Low tech strategies

The information on this page was prepared in Spring 2020 for the transition to emergency remote teaching. In preparation for Fall 2020, Duke Learning Innovation has developed a new resource, Flexible Teaching, which features a series of guides for course design, delivery, and materials. Please refer to flexteaching.li.duke.edu as you prepare for your fall course(s).

  • If your students and/or you cannot access the internet – you can still hold meetings and discussions via phone conferences. You can use Zoom to set up an audio-only conference.
  • Assign supplemental writing prompts to be completed by students either individually or in groups (students can use any platform they are comfortable with to complete the work).
  • Assign supplemental problem sets and case studies to be completed by students either individually or in groups (students can use any platform they are comfortable with to complete the work).
  • Have students listen to podcasts that apply course content to novel or contemporary applications. Have students create podcasts (perhaps recording on their mobile phones and uploading to Duke Box) explaining course content to lay audiences or to members of their academic community.

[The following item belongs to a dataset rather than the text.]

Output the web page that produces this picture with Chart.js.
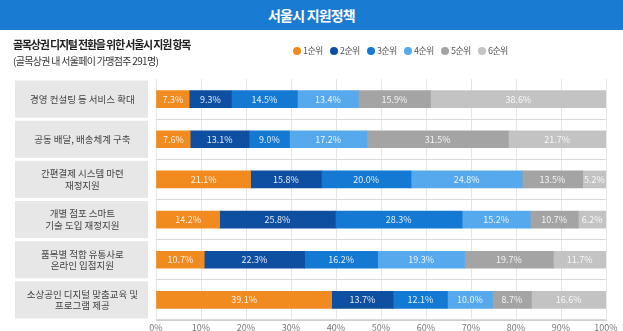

  • Assign supplemental readings and have students apply them to cases or writing prompts (either individually or in groups).
  • Send out your slide deck to the class and ask them to annotate the slides to show their understanding of the content. This can be done individually or in groups.
  • Send out your slide deck and ask students to video themselves teaching the content to their peers. These videos can be uploaded to Sakai so all students in the class can watch.
  • Have students create TED talks applying course content to a new application. If the primary objective is to practice presenting to peers, students can film themselves speaking and upload the videos to Sakai. If the primary objective is writing the application, students can write the script for the TED talk but not actually perform it.
  • Send out discussion prompts and students can have discussions in online chat spaces of their choosing. They can submit the transcript of the discussion as evidence of the conversation.
  • Ask students to work collaboratively to generate review guides for final exams/projects.
  • Assign students to take exams at home in open-note/open-book formats to mitigate potential academic misconduct.